- What to produce -
Exact reproduction of the data is required, with images excluded.

- Information provided -
⟨

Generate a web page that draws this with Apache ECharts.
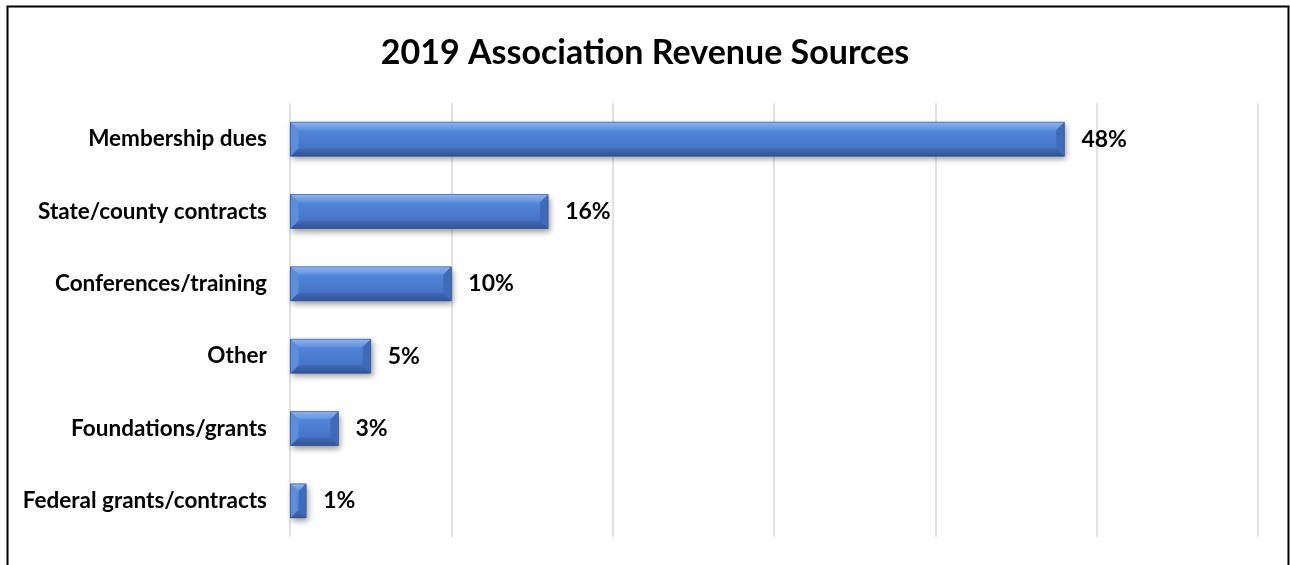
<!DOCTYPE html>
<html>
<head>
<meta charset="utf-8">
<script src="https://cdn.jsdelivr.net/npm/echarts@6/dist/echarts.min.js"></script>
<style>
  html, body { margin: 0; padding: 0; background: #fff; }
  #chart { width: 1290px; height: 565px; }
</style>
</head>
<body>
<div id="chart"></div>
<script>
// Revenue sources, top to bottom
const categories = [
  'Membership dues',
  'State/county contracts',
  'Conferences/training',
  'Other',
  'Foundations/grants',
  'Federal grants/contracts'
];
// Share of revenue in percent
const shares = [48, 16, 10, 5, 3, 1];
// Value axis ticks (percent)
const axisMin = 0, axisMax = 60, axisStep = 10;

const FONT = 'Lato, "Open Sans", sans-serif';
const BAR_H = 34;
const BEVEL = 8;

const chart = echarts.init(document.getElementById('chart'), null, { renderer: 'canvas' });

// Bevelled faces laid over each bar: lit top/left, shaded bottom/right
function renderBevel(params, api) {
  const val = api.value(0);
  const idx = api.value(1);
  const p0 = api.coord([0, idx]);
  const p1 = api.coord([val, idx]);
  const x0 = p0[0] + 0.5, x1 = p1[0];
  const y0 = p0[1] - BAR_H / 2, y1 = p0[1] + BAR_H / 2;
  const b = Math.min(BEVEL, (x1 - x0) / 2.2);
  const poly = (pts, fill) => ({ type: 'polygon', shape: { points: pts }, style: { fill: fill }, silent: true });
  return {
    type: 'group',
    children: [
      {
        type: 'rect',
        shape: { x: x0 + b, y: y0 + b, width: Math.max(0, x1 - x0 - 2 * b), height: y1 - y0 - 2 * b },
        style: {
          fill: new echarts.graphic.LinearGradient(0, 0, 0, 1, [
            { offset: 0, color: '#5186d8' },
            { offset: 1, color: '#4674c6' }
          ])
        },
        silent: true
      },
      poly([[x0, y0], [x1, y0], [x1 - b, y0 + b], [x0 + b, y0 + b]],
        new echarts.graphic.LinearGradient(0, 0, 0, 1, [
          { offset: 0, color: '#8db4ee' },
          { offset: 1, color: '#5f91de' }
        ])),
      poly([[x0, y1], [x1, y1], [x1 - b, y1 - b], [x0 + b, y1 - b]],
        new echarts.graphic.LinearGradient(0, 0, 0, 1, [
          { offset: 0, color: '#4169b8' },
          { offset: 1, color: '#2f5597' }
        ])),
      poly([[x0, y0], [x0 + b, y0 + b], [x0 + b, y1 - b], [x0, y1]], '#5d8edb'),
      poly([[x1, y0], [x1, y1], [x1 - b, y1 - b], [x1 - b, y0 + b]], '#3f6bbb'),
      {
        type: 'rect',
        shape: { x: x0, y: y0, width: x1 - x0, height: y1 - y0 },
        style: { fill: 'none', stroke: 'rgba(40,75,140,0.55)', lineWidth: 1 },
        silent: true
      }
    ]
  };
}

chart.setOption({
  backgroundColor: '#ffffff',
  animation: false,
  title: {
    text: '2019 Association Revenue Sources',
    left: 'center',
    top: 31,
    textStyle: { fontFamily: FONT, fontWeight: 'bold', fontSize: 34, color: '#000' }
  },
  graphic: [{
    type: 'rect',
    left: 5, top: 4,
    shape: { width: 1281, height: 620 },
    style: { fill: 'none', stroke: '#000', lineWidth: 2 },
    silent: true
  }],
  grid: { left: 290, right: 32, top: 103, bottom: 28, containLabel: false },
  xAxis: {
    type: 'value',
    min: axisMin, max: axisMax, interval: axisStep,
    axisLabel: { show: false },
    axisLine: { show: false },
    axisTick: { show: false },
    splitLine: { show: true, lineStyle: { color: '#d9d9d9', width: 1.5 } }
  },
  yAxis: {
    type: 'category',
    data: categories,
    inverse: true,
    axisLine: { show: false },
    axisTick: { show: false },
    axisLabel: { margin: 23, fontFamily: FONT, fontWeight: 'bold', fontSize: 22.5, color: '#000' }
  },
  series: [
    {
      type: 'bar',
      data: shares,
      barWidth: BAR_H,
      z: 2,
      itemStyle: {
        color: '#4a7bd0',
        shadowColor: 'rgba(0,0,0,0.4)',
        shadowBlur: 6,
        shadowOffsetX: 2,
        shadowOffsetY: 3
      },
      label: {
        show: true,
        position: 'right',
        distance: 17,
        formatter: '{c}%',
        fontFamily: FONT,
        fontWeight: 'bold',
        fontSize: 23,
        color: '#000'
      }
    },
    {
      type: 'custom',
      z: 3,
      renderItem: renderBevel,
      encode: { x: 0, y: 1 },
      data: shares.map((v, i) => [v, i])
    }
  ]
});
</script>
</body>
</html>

⟩

- Answer for the task -
Generate a web page that draws this with Apache ECharts.
<!DOCTYPE html>
<html>
<head>
<meta charset="utf-8">
<script src="https://cdn.jsdelivr.net/npm/echarts@6/dist/echarts.min.js"></script>
<style>
  html, body { margin: 0; padding: 0; background: #fff; }
  #chart { width: 1290px; height: 565px; }
</style>
</head>
<body>
<div id="chart"></div>
<script>
// Revenue sources, top to bottom
const categories = [
  'Membership dues',
  'State/county contracts',
  'Conferences/training',
  'Other',
  'Foundations/grants',
  'Federal grants/contracts'
];
// Share of revenue in percent
const shares = [48, 16, 10, 5, 3, 1];
// Value axis ticks (percent)
const axisMin = 0, axisMax = 60, axisStep = 10;

const FONT = 'Lato, "Open Sans", sans-serif';
const BAR_H = 34;
const BEVEL = 8;

const chart = echarts.init(document.getElementById('chart'), null, { renderer: 'canvas' });

// Bevelled faces laid over each bar: lit top/left, shaded bottom/right
function renderBevel(params, api) {
  const val = api.value(0);
  const idx = api.value(1);
  const p0 = api.coord([0, idx]);
  const p1 = api.coord([val, idx]);
  const x0 = p0[0] + 0.5, x1 = p1[0];
  const y0 = p0[1] - BAR_H / 2, y1 = p0[1] + BAR_H / 2;
  const b = Math.min(BEVEL, (x1 - x0) / 2.2);
  const poly = (pts, fill) => ({ type: 'polygon', shape: { points: pts }, style: { fill: fill }, silent: true });
  return {
    type: 'group',
    children: [
      {
        type: 'rect',
        shape: { x: x0 + b, y: y0 + b, width: Math.max(0, x1 - x0 - 2 * b), height: y1 - y0 - 2 * b },
        style: {
          fill: new echarts.graphic.LinearGradient(0, 0, 0, 1, [
            { offset: 0, color: '#5186d8' },
            { offset: 1, color: '#4674c6' }
          ])
        },
        silent: true
      },
      poly([[x0, y0], [x1, y0], [x1 - b, y0 + b], [x0 + b, y0 + b]],
        new echarts.graphic.LinearGradient(0, 0, 0, 1, [
          { offset: 0, color: '#8db4ee' },
          { offset: 1, color: '#5f91de' }
        ])),
      poly([[x0, y1], [x1, y1], [x1 - b, y1 - b], [x0 + b, y1 - b]],
        new echarts.graphic.LinearGradient(0, 0, 0, 1, [
          { offset: 0, color: '#4169b8' },
          { offset: 1, color: '#2f5597' }
        ])),
      poly([[x0, y0], [x0 + b, y0 + b], [x0 + b, y1 - b], [x0, y1]], '#5d8edb'),
      poly([[x1, y0], [x1, y1], [x1 - b, y1 - b], [x1 - b, y0 + b]], '#3f6bbb'),
      {
        type: 'rect',
        shape: { x: x0, y: y0, width: x1 - x0, height: y1 - y0 },
        style: { fill: 'none', stroke: 'rgba(40,75,140,0.55)', lineWidth: 1 },
        silent: true
      }
    ]
  };
}

chart.setOption({
  backgroundColor: '#ffffff',
  animation: false,
  title: {
    text: '2019 Association Revenue Sources',
    left: 'center',
    top: 31,
    textStyle: { fontFamily: FONT, fontWeight: 'bold', fontSize: 34, color: '#000' }
  },
  graphic: [{
    type: 'rect',
    left: 5, top: 4,
    shape: { width: 1281, height: 620 },
    style: { fill: 'none', stroke: '#000', lineWidth: 2 },
    silent: true
  }],
  grid: { left: 290, right: 32, top: 103, bottom: 28, containLabel: false },
  xAxis: {
    type: 'value',
    min: axisMin, max: axisMax, interval: axisStep,
    axisLabel: { show: false },
    axisLine: { show: false },
    axisTick: { show: false },
    splitLine: { show: true, lineStyle: { color: '#d9d9d9', width: 1.5 } }
  },
  yAxis: {
    type: 'category',
    data: categories,
    inverse: true,
    axisLine: { show: false },
    axisTick: { show: false },
    axisLabel: { margin: 23, fontFamily: FONT, fontWeight: 'bold', fontSize: 22.5, color: '#000' }
  },
  series: [
    {
      type: 'bar',
      data: shares,
      barWidth: BAR_H,
      z: 2,
      itemStyle: {
        color: '#4a7bd0',
        shadowColor: 'rgba(0,0,0,0.4)',
        shadowBlur: 6,
        shadowOffsetX: 2,
        shadowOffsetY: 3
      },
      label: {
        show: true,
        position: 'right',
        distance: 17,
        formatter: '{c}%',
        fontFamily: FONT,
        fontWeight: 'bold',
        fontSize: 23,
        color: '#000'
      }
    },
    {
      type: 'custom',
      z: 3,
      renderItem: renderBevel,
      encode: { x: 0, y: 1 },
      data: shares.map((v, i) => [v, i])
    }
  ]
});
</script>
</body>
</html>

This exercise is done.